◆ **Recorded data**:

----

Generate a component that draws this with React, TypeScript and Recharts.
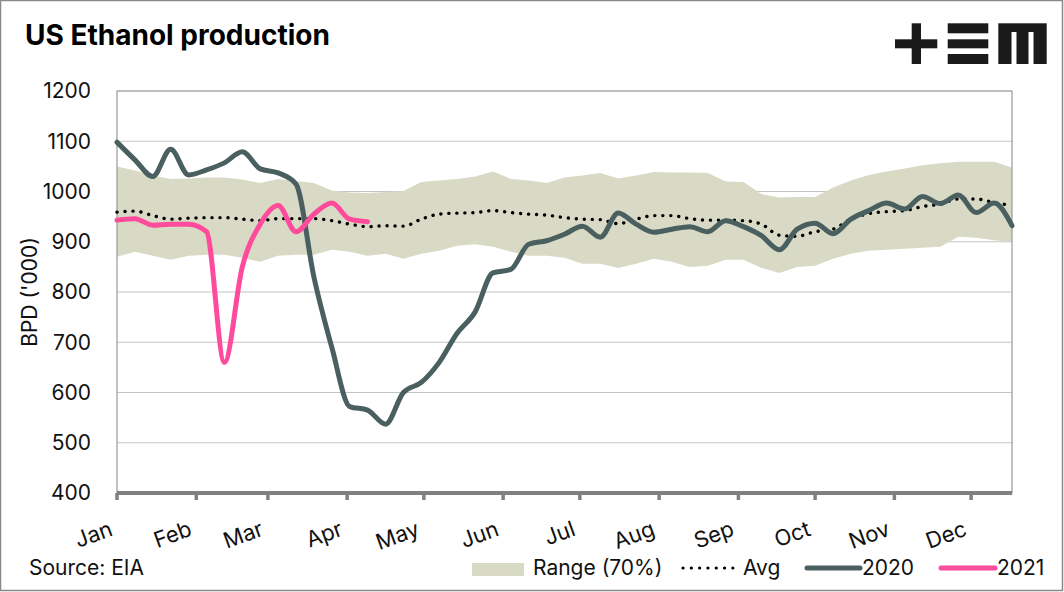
import React from "react";
import { ComposedChart, Line, Area, XAxis, YAxis, CartesianGrid, ReferenceArea } from "recharts";

const days = [0, 7, 14, 21, 28, 35, 42, 49, 56, 63, 70, 77, 84, 91, 98, 105, 112, 119, 126, 133, 140, 147, 154, 161, 168, 175, 182, 189, 196, 203, 210, 217, 224, 231, 238, 245, 252, 259, 266, 273, 280, 287, 294, 301, 308, 315, 322, 329, 336, 343, 350];
const monthTicks = [0, 31, 59, 90, 120, 151, 181, 212, 243, 273, 304, 334];
const monthLabels = ["Jan", "Feb", "Mar", "Apr", "May", "Jun", "Jul", "Aug", "Sep", "Oct", "Nov", "Dec"];
const yTicks = [400, 500, 600, 700, 800, 900, 1000, 1100, 1200];

const rangeHigh = [1050, 1042, 1032, 1025, 1026, 1028, 1028, 1024, 1017, 1025, 1021, 1017, 1002, 998, 997, 999, 1001, 1019, 1022, 1025, 1030, 1040, 1025, 1022, 1017, 1028, 1032, 1037, 1026, 1032, 1039, 1038, 1038, 1037, 1020, 1019, 995, 988, 989, 989, 1008, 1022, 1033, 1040, 1046, 1052, 1056, 1059, 1059, 1059, 1048];
const rangeLow = [870, 880, 872, 864, 872, 874, 874, 868, 860, 872, 874, 874, 884, 880, 872, 876, 866, 876, 882, 892, 895, 890, 880, 872, 872, 868, 856, 856, 848, 856, 866, 860, 850, 852, 864, 864, 848, 838, 850, 852, 866, 876, 882, 884, 886, 888, 890, 910, 908, 903, 900];
const avgValues = [959, 961, 952, 945, 947, 948, 948, 945, 942, 946, 946, 946, 942, 935, 930, 932, 931, 945, 955, 957, 958, 962, 958, 955, 953, 948, 945, 944, 936, 945, 952, 952, 946, 943, 943, 942, 935, 913, 911, 920, 925, 945, 956, 960, 962, 970, 975, 985, 985, 978, 972];
const values2020 = [1098, 1063, 1030, 1084, 1033, 1043, 1057, 1079, 1045, 1037, 1015, 830, 690, 572, 565, 537, 600, 620, 660, 718, 760, 838, 845, 895, 902, 915, 931, 909, 957, 935, 919, 925, 930, 920, 942, 930, 912, 884, 925, 937, 916, 945, 962, 977, 965, 990, 976, 993, 958, 977, 932];
const values2021 = [943, 946, 933, 935, 935, 920, 660, 850, 935, 972, 920, 955, 977, 945, 940];

const data = days.map((d, i) => ({
  day: d,
  range: [rangeLow[i], rangeHigh[i]],
  avg: avgValues[i],
  y2020: values2020[i],
  y2021: i < values2021.length ? values2021[i] : null,
}));

const FONT = "Inter, 'Liberation Sans', Arial, sans-serif";
const C_RANGE = "#d9dac5";
const C_2020 = "#4a5f5f";
const C_2021 = "#ff4b9b";

const MonthTick = (props: any) => {
  const { x, y, payload } = props;
  const idx = monthTicks.indexOf(payload.value);
  return (
    <g transform={`translate(${x - 3},${y + 33}) rotate(-20)`}>
      <text x={0} y={0} textAnchor="end" fontSize={22} fill="#111" fontFamily={FONT}>
        {monthLabels[idx]}
      </text>
    </g>
  );
};

export default function App() {
  return (
    <div style={{ position: "absolute", left: 0, top: 0, width: 1064, height: 592, background: "#fff", fontFamily: FONT }}>
      <ComposedChart
        width={1064}
        height={592}
        data={data}
        margin={{ top: 91, right: 52, bottom: 39, left: 57 }}
      >
        <CartesianGrid vertical={false} stroke="#c4c4c4" strokeWidth={1} />
        <XAxis
          dataKey="day"
          type="number"
          domain={[0, 350]}
          ticks={monthTicks}
          interval={0}
          height={60}
          axisLine={{ stroke: "#808080", strokeWidth: 4 }}
          tickLine={{ stroke: "#808080", strokeWidth: 3.5 }}
          tickSize={7}
          tick={<MonthTick />}
        />
        <YAxis
          type="number"
          domain={[400, 1200]}
          ticks={yTicks}
          width={60}
          axisLine={false}
          tickLine={false}
          tickSize={0}
          tickMargin={26}
          tick={{ fontSize: 21, fill: "#111", fontFamily: FONT }}
        />
        <Area
          dataKey="range"
          type="linear"
          fill={C_RANGE}
          fillOpacity={1}
          stroke="none"
          isAnimationActive={false}
          dot={false}
          activeDot={false}
        />
        <ReferenceArea x1={0} x2={350} y1={400} y2={1200} fill="none" stroke="#9a9a9a" strokeWidth={1.2} ifOverflow="visible" />
        <Line
          dataKey="avg"
          type="monotone"
          stroke="#000"
          strokeWidth={3.4}
          strokeDasharray="0.1 7.9"
          strokeLinecap="round"
          dot={false}
          activeDot={false}
          isAnimationActive={false}
        />
        <Line
          dataKey="y2020"
          type="monotone"
          stroke={C_2020}
          strokeWidth={5}
          strokeLinecap="round"
          dot={false}
          activeDot={false}
          isAnimationActive={false}
        />
        <Line
          dataKey="y2021"
          type="monotone"
          stroke={C_2021}
          strokeWidth={5}
          strokeLinecap="round"
          dot={false}
          activeDot={false}
          connectNulls={false}
          isAnimationActive={false}
        />
      </ComposedChart>
      <svg
        width={1064}
        height={592}
        style={{ position: "absolute", left: 0, top: 0, pointerEvents: "none" }}
      >
        <rect x={0.5} y={0.5} width={1062} height={590} fill="none" stroke="#8a8a8a" strokeWidth={1.5} />
        <text x={25} y={45} fontSize={28} fontWeight={700} fill="#000" fontFamily={FONT}>
          US Ethanol production
        </text>
        {/* logo */}
        <g fill="#1a1a1a">
          <rect x={895} y={39.3} width={42.3} height={9} />
          <rect x={911.7} y={23.3} width={9.3} height={40.7} />
          <rect x={947.7} y={23.3} width={40.6} height={10} />
          <rect x={947.7} y={39.3} width={40.6} height={9} />
          <rect x={947.7} y={54} width={40.6} height={10} />
          <rect x={998.3} y={23.3} width={48.4} height={40.7} />
        </g>
        <g fill="#fff">
          <rect x={1011.5} y={32} width={5} height={33} />
          <rect x={1028.5} y={32} width={5} height={33} />
        </g>
        <text
          transform="translate(37,292) rotate(-90)"
          textAnchor="middle"
          fontSize={21}
          fill="#111"
          fontFamily={FONT}
        >
          BPD ('000)
        </text>
        <text x={29} y={575} fontSize={21} fill="#111" fontFamily={FONT}>
          Source: EIA
        </text>
        {/* legend */}
        <rect x={472} y={563} width={52} height={13} fill={C_RANGE} />
        <text x={533} y={575} fontSize={21} fill="#111" fontFamily={FONT}>
          Range (70%)
        </text>
        <line x1={683} y1={568} x2={733} y2={568} stroke="#000" strokeWidth={3.2} strokeDasharray="0.1 8.2" strokeLinecap="round" />
        <text x={743} y={575} fontSize={21} fill="#111" fontFamily={FONT}>
          Avg
        </text>
        <line x1={807} y1={568} x2={860} y2={568} stroke={C_2020} strokeWidth={5} strokeLinecap="round" />
        <text x={862} y={575} fontSize={21} fill="#111" fontFamily={FONT}>
          2020
        </text>
        <line x1={941} y1={568} x2={995} y2={568} stroke={C_2021} strokeWidth={5} strokeLinecap="round" />
        <text x={997} y={575} fontSize={21} fill="#111" fontFamily={FONT}>
          2021
        </text>
      </svg>
    </div>
  );
}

----

◆ **Request**: Give again, word for word, every line from the top of the data above to the line holding "YAxis, CartesianGrid, ReferenceArea", inclusive, with the pictures left out.

◆ **Output below**:
Generate a component that draws this with React, TypeScript and Recharts.
import React from "react";
import { ComposedChart, Line, Area, XAxis, YAxis, CartesianGrid, ReferenceArea } from "recharts";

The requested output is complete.